Male domain beliefs threaten to influence the girls’ performance in several ways. Males believe that they can perform better that girls perform. This is the main reason that causes teachers to expect better performance from boys compared to the girls’ performance. In addition, boys join mathematics and computer clubs as they believe they are better in mathematics. This causes girls to be less confident in their overall performance in mathematics. Research has proved that girls rate themselves lower on mathematics’ self-assessment since they believe that boys would perform better than they would. In addition, it is common for parents to attribute success of the girls in mathematics to hard work while boys’ success is attributed to talent. However, the interview challenged the fact that male domain beliefs influence the girls’ mathematics performance. This is because Danica McKeller was a girl and she was able to publish two books on mathematics. In addition, she even gave ideas in the interview on how the next generation would view mathematics as an easy subject proving that not only boys can succeed in mathematics.

Question #3

What kind of emotional stereotypes, as outlined in the textbook/ lecture are evident in this interview?

Women have several emotional stereotypes. People view women’s emotions as more delicate, unstable and sensitive. This makes them fear taking positions of power or pursuing career opportunities. In addition, women present themselves by encoding happiness and this is the source of feminine popularity. Feminine happiness is evident in the interview. Danica McKeller smiles all throughout the interview. She smiles even when she is explaining how mathematics was challenging to her in the seventh grade. In addition, women are more aware of the emotional states of other people since they have strong decoding ability. Danica argued that mathematics was not as tough as language. She argued that if it could be translated into things that girls thought about, for example, popularity and boys, then it would be easy for girls to see mathematics as fun. This shows that she was able to understand emotions of other people. In contrast, men have an emotion stereotype of presenting themselves as masculine by encoding anger. Men believe that anger is a form of social power and that it would help them to succeed in politics. The interviewer of this conversation was male and he seemed more aggressive than other participants of the interview did.

Question #4

Does this interview support or refute the textbook/ lecture research on girls’ math outcomes influence on society?

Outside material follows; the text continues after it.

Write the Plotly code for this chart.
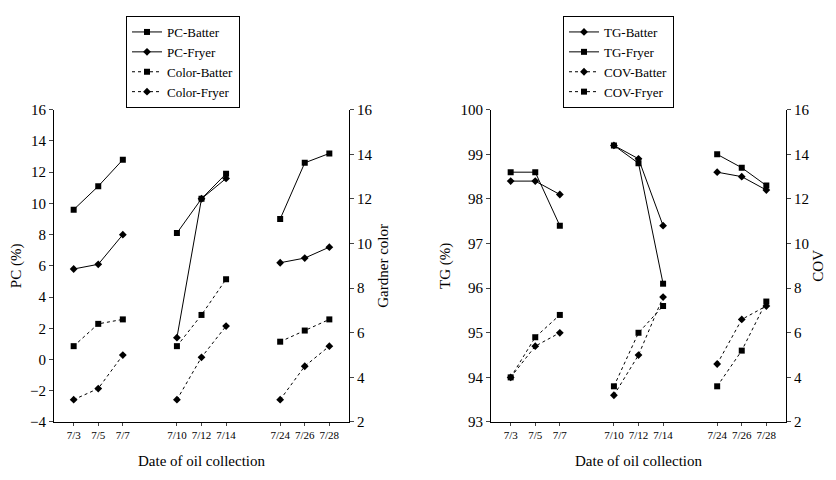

This interview refutes the lecture research on the girls’ math outcomes influence on the society. The lecture argues that in elementary schools girls believed that they could perform better in mathematics than boys do. However, in high school boys seemed to perform better than girls. Most universities did not hire girls despite succeeding in mathematics and science. The women who were hired in mathematics and science receive less pay than men do and their job security was not certain. It further argues that since girls are emotionally unstable, sensitive and delicate, they will not be able to do mathematics, as it is a challenging subject. However, the interview refutes this. Danica is a girl and she has succeeded in influencing the society through mathematics. She has helped students to view algebra as an easy topic by publishing a book known as Kiss Math. In addition, she taught the public how to use binomial distribution to solve real life issues proving her point that mathematics makes people to be smarter and at the same time helps them to save money. This shows that the outcomes of girls’ math may have significant influence on the society. She has even started a movement aiming to make the next generation love mathematics proving that she has a significant impact on the society.